On Saturday, Japan’s meteorological agency said that at 10:00 am (0100 GMT), Typhoon Fitow was moving slowly northwest, about 200 kilometers south of Naha, the capital of Okinawa Prefecture, warning of strong winds and tornados.
Japan Airlines, All Nippon Airways and Peach Aviation cancelled all of the flights to and from Naha because of the typhoon.
In addition, in Taiwan, the Central Weather Bureau issued a warning, saying, “Fitow is maintaining its strength and will bring heavy rains to northern and northeastern Taiwan, especially Taipei and New Taipei cities. Its impact is expected to be at the strongest on Sunday morning.”

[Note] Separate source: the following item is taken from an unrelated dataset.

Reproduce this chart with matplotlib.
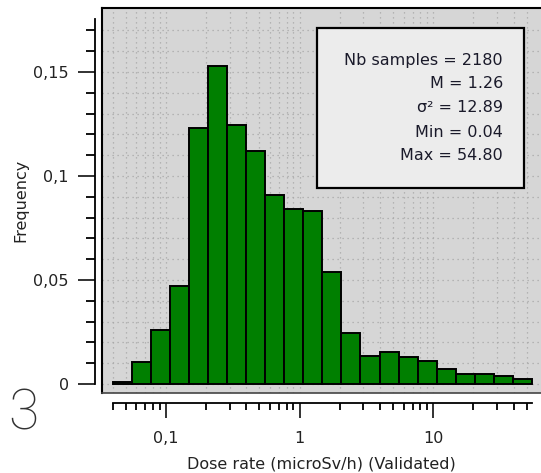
import numpy as np
import matplotlib
matplotlib.use("Agg")
import matplotlib.pyplot as plt
from matplotlib.patches import Rectangle
from matplotlib.ticker import FixedLocator, NullFormatter, FixedFormatter

# ---- data ----
x_min = 0.04
x_max = 54.80
n_bins = 22
frequencies = [0.0012, 0.0107, 0.026, 0.0472, 0.1231, 0.1531, 0.1244, 0.112,
               0.0909, 0.0842, 0.0832, 0.0537, 0.0244, 0.0135, 0.0156, 0.0128,
               0.0109, 0.0070, 0.0049, 0.0049, 0.0037, 0.0022]
stats_lines = ["Nb samples = 2180", "M = 1.26", "\u03c3\u00b2 = 12.89",
               "Min = 0.04", "Max = 54.80"]
y_ticks = [0, 0.05, 0.1, 0.15]
y_ticklabels = ["0", "0,05", "0,1", "0,15"]
x_ticks = [0.1, 1, 10]
x_ticklabels = ["0,1", "1", "10"]

W, H = 541, 473
fig = plt.figure(figsize=(W / 100, H / 100), dpi=100)

def fx(px):
    return px / W

def fy(py):
    return 1 - py / H

ax = fig.add_axes([fx(102), fy(393), fx(541) - fx(102), fy(8) - fy(393)])
ax.set_facecolor("#d6d6d6")

edges = np.logspace(np.log10(x_min), np.log10(x_max), n_bins + 1)
ax.bar(edges[:-1], frequencies, width=np.diff(edges), align="edge",
       color="#007f00", edgecolor="black", linewidth=1.4, zorder=3)

ax.set_xscale("log")
ax.set_xlim(0.0333, 64)
ax.set_ylim(-0.0043, 0.1808)

# spines
for s in ["top", "right"]:
    ax.spines[s].set_visible(False)
ax.spines["left"].set_position(("outward", 5))
ax.spines["bottom"].set_position(("outward", 7))
ax.spines["left"].set_bounds(0, 0.1755)
ax.spines["bottom"].set_bounds(x_min, x_max)
ax.spines["left"].set_linewidth(1.3)
ax.spines["bottom"].set_linewidth(1.3)

# box border (left, top, bottom)
ax.plot([0, 0], [0, 1], transform=ax.transAxes, color="black", lw=1.5,
        clip_on=False, zorder=5)
ax.plot([0, 1], [1, 1], transform=ax.transAxes, color="black", lw=1.5,
        clip_on=False, zorder=5)
ax.plot([0, 1], [0, 0], transform=ax.transAxes, color="#444444", lw=1.2,
        clip_on=False, zorder=5)

# ticks
ax.yaxis.set_major_locator(FixedLocator(y_ticks))
ax.yaxis.set_major_formatter(FixedFormatter(y_ticklabels))
ax.yaxis.set_minor_locator(FixedLocator(np.arange(0.01, 0.175, 0.01)))
ax.xaxis.set_major_locator(FixedLocator(x_ticks))
ax.xaxis.set_major_formatter(FixedFormatter(x_ticklabels))
minors = [m * 10.0 ** d for d in (-2, -1, 0, 1) for m in range(2, 10)]
minors = [v for v in minors if x_min <= v <= x_max]
ax.xaxis.set_minor_locator(FixedLocator(minors))
ax.xaxis.set_minor_formatter(NullFormatter())

FS = 11.5
ax.tick_params(axis="y", which="major", length=12, width=1.3, pad=7,
               labelsize=FS, colors="#222222")
ax.tick_params(axis="y", which="minor", length=6.5, width=1.3)
ax.tick_params(axis="x", which="major", length=11, width=1.3, pad=9,
               labelsize=FS, colors="#222222")
ax.tick_params(axis="x", which="minor", length=5, width=1.3)

ax.grid(True, which="both", color="#a8a8a8", linestyle=(0, (1, 3)),
        linewidth=0.9, zorder=0)
ax.set_axisbelow(True)

ax.set_ylabel("Frequency", fontsize=FS, color="#222222", labelpad=3)
ax.set_xlabel("Dose rate (microSv/h) (Validated)", fontsize=FS,
              color="#222222", labelpad=8)

# stats box
box = Rectangle((fx(317), fy(188)), fx(524) - fx(317), fy(28) - fy(188),
                transform=fig.transFigure, facecolor="#ececec",
                edgecolor="black", linewidth=1.6, zorder=10)
fig.add_artist(box)
ys = [60, 84, 108, 132, 155]
for t, yy in zip(stats_lines, ys):
    fig.text(fx(503), fy(yy), t, ha="right", va="center", fontsize=FS,
             color="#1a1a2a", zorder=11)

fig.text(fx(23), fy(414), "3", ha="center", va="center", fontsize=40,
         family="Roboto", weight="light", color="#333333")

fig.savefig("out.png", dpi=100)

The typhoon has also made Hong Kong’s Dragonair cancel its Okinawa flights.
China’s National Meteorological Centre has also issued a warning over the typhoon, saying the storm would hit the provinces of Zhejiang and Fujian on Sunday.
In September, more than two dozen people died in the world’s ‘most powerful’ storm known as Usagi in southern China’s Guangdong province.
Usagi, which means rabbit in Japanese, brought down trees, caused damage to roads and cut off electricity to about 170,000 households in coastal Fujian.
Usagi also killed two people in the Philippines and unleashed landslides and power outages across southern Taiwan.
The typhoon also forced some 3,400 people in southern Taiwan to leave their homes.
In August, over 80 people were killed and more than one hundred went missing after China’s northeast region was hit by the worst flooding in decades. The floods were estimated to have caused over 1.6 billion dollars in damage.